------ RECORD EXCERPTS

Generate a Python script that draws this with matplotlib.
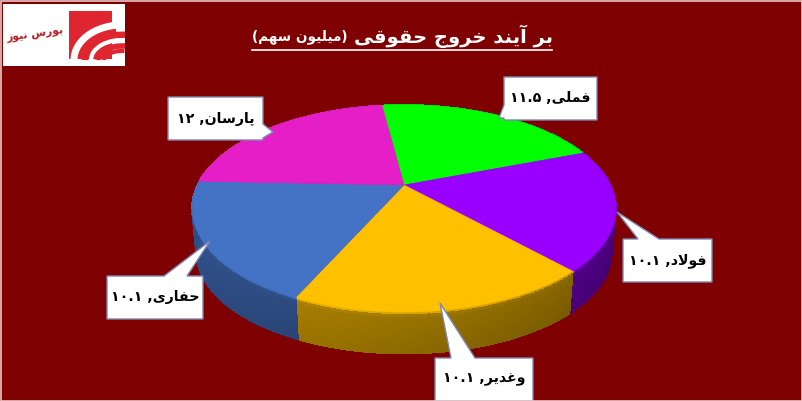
import numpy as np
import matplotlib

matplotlib.use("Agg")
import matplotlib.pyplot as plt
from matplotlib.collections import PolyCollection
from matplotlib.patches import Arc, Polygon, Rectangle

names = ["فملی", "فولاد", "وغدیر", "حفاری", "پارسان"]
values = [11.5, 10.1, 10.1, 10.1, 12]
top_colors = ["#00ff00", "#9900ff", "#ffc000", "#4472c4", "#e61ec8"]
title_main = "بر آیند خروج حقوقی"
title_unit = "(میلیون سهم)"
logo_text = "بورس نیوز"

# box (x0, y0, x1, y1), tail tip, tail base on the box edge
label_boxes = [
    ((504, 77, 597, 120), (499, 118), ((504, 105), (504, 118))),
    ((623, 239, 712, 282), (617, 212), ((638, 239), (659, 239))),
    ((435, 358, 533, 401), (440, 303), ((451, 358), (475, 358))),
    ((107, 276, 203, 319), (210, 241), ((164, 276), (187, 276))),
    ((168, 97, 263, 140), (273, 132), ((263, 124), (263, 138))),
]

FORMS = {
    "ا": "\ufe8d\ufe8e", "آ": "\ufe81\ufe82", "د": "\ufea9\ufeaa", "ر": "\ufead\ufeae",
    "ز": "\ufeaf\ufeb0", "و": "\ufeed\ufeee", "\ufefb": "\ufefb\ufefc",
    "ب": "\ufe8f\ufe90\ufe91\ufe92", "پ": "\ufb56\ufb57\ufb58\ufb59",
    "ج": "\ufe9d\ufe9e\ufe9f\ufea0", "ح": "\ufea1\ufea2\ufea3\ufea4",
    "خ": "\ufea5\ufea6\ufea7\ufea8", "س": "\ufeb1\ufeb2\ufeb3\ufeb4",
    "غ": "\ufecd\ufece\ufecf\ufed0", "ف": "\ufed1\ufed2\ufed3\ufed4",
    "ق": "\ufed5\ufed6\ufed7\ufed8", "ل": "\ufedd\ufede\ufedf\ufee0",
    "م": "\ufee1\ufee2\ufee3\ufee4", "ن": "\ufee5\ufee6\ufee7\ufee8",
    "ه": "\ufee9\ufeea\ufeeb\ufeec", "ی": "\ufbfc\ufbfd\ufbfe\ufbff",
}


def shape(txt):
    # matplotlib has no arabic shaping, so pick the joined forms and reverse
    txt = txt.replace("لا", "\ufefb")
    out = []
    for i, ch in enumerate(txt):
        if ch not in FORMS:
            out.append({"(": ")", ")": "("}.get(ch, ch))
            continue
        prev = txt[i - 1] if i else " "
        nxt = txt[i + 1] if i + 1 < len(txt) else " "
        after = prev in FORMS and len(FORMS[prev]) == 4
        before = nxt in FORMS and len(FORMS[ch]) == 4
        f = FORMS[ch]
        if after and before:
            out.append(f[3])
        elif after:
            out.append(f[1])
        elif before:
            out.append(f[2])
        else:
            out.append(f[0])
    return "".join(out[::-1])


def fa_number(v):
    return f"{v:g}".translate(str.maketrans("0123456789", "۰۱۲۳۴۵۶۷۸۹"))


# perspective view of the pie disc, theta clockwise from 12 o'clock
CX, CY = 404, 185
A, B, K = 206.4, 98.2, 0.227
DEPTH = 44


def project(theta, r=1.0, shift=0.0, scale=1.0):
    u, v = r * np.sin(theta), r * np.cos(theta)
    d = 1 + K * v
    return CX + scale * A * u / d, CY + shift - scale * B * v / d


fig = plt.figure(figsize=(8.02, 4.01), dpi=100, facecolor="#7f0000")
ax = fig.add_axes([0, 0, 1, 1])
ax.set_xlim(0, 802)
ax.set_ylim(401, 0)
ax.axis("off")

ax.add_patch(Rectangle((0.5, 0.5), 801, 400, fc="none", ec="#e8c8c8", lw=1.2, zorder=9))

# slices
frac = np.array(values) / np.sum(values)
edges = np.radians(-7.5 + 360 * np.concatenate([[0], np.cumsum(frac)]))

# side wall first, the top covers the back part
side_polys, side_cols = [], []
levels = np.linspace(0, 1, 15)
for i, col in enumerate(top_colors):
    base = np.array(matplotlib.colors.to_rgb(col))
    th = np.linspace(edges[i], edges[i + 1], 70)
    for t0, t1 in zip(th[:-1], th[1:]):
        # brighter towards the left
        side_light = 0.55 + 0.12 * np.sin(-(t0 + t1) / 2)
        for s0, s1 in zip(levels[:-1], levels[1:]):
            x00, y00 = project(t0, shift=DEPTH * s0, scale=1 - 0.02 * s0)
            x10, y10 = project(t1, shift=DEPTH * s0, scale=1 - 0.02 * s0)
            x11, y11 = project(t1, shift=DEPTH * s1, scale=1 - 0.02 * s1)
            x01, y01 = project(t0, shift=DEPTH * s1, scale=1 - 0.02 * s1)
            side_polys.append([(x00, y00), (x10, y10), (x11, y11), (x01, y01)])
            bevel = 0.25 * max(0, 1 - s0 / 0.08)
            side_cols.append(np.clip(base * (side_light + bevel + 0.06 * (1 - s0)), 0, 1))
ax.add_collection(PolyCollection(side_polys, facecolors=side_cols, edgecolors=side_cols, linewidths=0.6,
                                 antialiaseds=False, zorder=2))

for i, col in enumerate(top_colors):
    th = np.linspace(edges[i], edges[i + 1], 120)
    x, y = project(th)
    pts = np.column_stack([np.r_[CX, x], np.r_[CY, y]])
    ax.add_patch(Polygon(pts, closed=True, fc=col, ec=col, lw=0.4, zorder=3))

# callouts
for name, val, (box, tip, base) in zip(names, values, label_boxes):
    x0, y0, x1, y1 = box
    if base[0][1] == base[1][1]:
        pts = [(x0, y0), base[0], tip, base[1], (x1, y0), (x1, y1), (x0, y1)]
    elif base[0][0] == x0:
        pts = [(x0, y0), (x1, y0), (x1, y1), (x0, y1), base[1], tip, base[0]]
    else:
        pts = [(x0, y0), (x1, y0), base[0], tip, base[1], (x1, y1), (x0, y1)]
    ax.add_patch(Polygon(pts, closed=True, fc="white", ec="#7f86b0", lw=1.0, zorder=5))
    ax.text((x0 + x1) / 2, (y0 + y1) / 2, f"{fa_number(val)} ,{shape(name)}", ha="center", va="center",
            fontsize=10.2, fontweight="bold", color="black", family="DejaVu Sans", zorder=6)

# title
ax.text(553, 36, shape(title_main), ha="right", va="center", color="white", fontsize=14, fontweight="bold", zorder=6)
ax.text(348, 37, shape(title_unit), ha="right", va="center", color="white", fontsize=9.8, fontweight="bold", zorder=6)
ax.plot([252, 552], [50, 50], color="white", lw=1.2, zorder=6)

# logo
logo_bg = Rectangle((3, 4), 122, 62, fc="white", ec="none", zorder=6)
ax.add_patch(logo_bg)
ax.add_patch(Rectangle((69, 11), 43, 48, fc="#df2530", ec="none", zorder=7))
ax.add_patch(Rectangle((105, 25), 11, 10, fc="#df2530", ec="none", zorder=7))
for w, h, lw, col in [(96, 70, 5, "white"), (74, 50, 5, "#df2530"), (62, 40, 3, "white"), (48, 28, 4, "#df2530"), (36, 18, 3, "#df2530")]:
    arc = Arc((122, 60), w, h, theta1=180, theta2=285, color=col, lw=lw, zorder=8)
    ax.add_patch(arc)
    arc.set_clip_path(logo_bg)
ax.text(35, 35, shape(logo_text), ha="center", va="center", color="#b01c22", fontsize=7.8, fontweight="bold", rotation=8, zorder=8)

fig.savefig("out.png", dpi=100, facecolor=fig.get_facecolor())
plt.close(fig)
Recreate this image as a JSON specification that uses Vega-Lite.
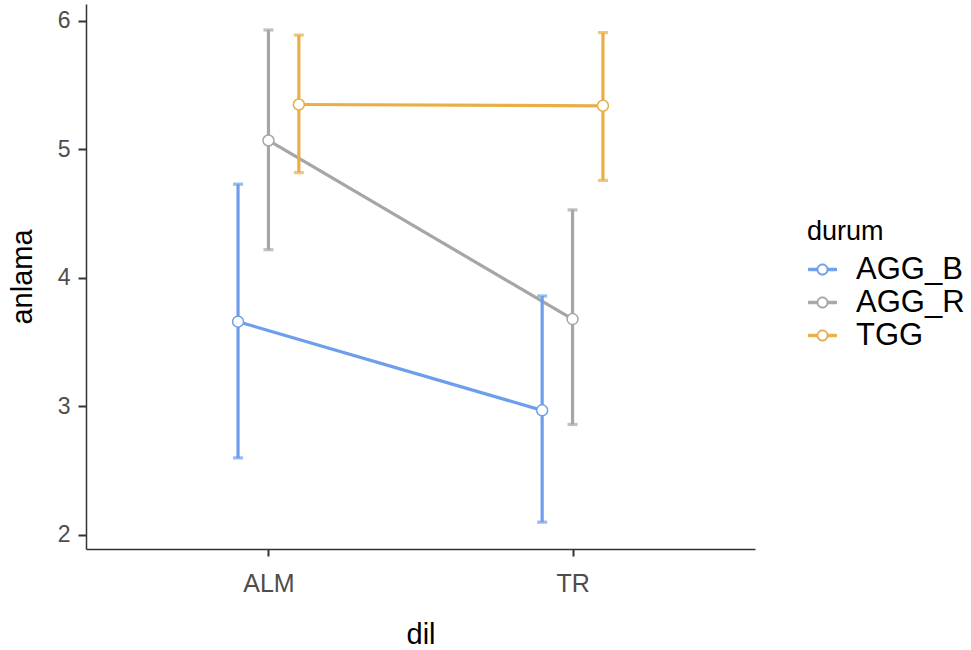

------------

* [AIM OF THE EXERCISE]:
Go over the records above line by line and count those holding the word "that". Reply only with the number.

* [RESPONSE TO THE EXERCISE]:
2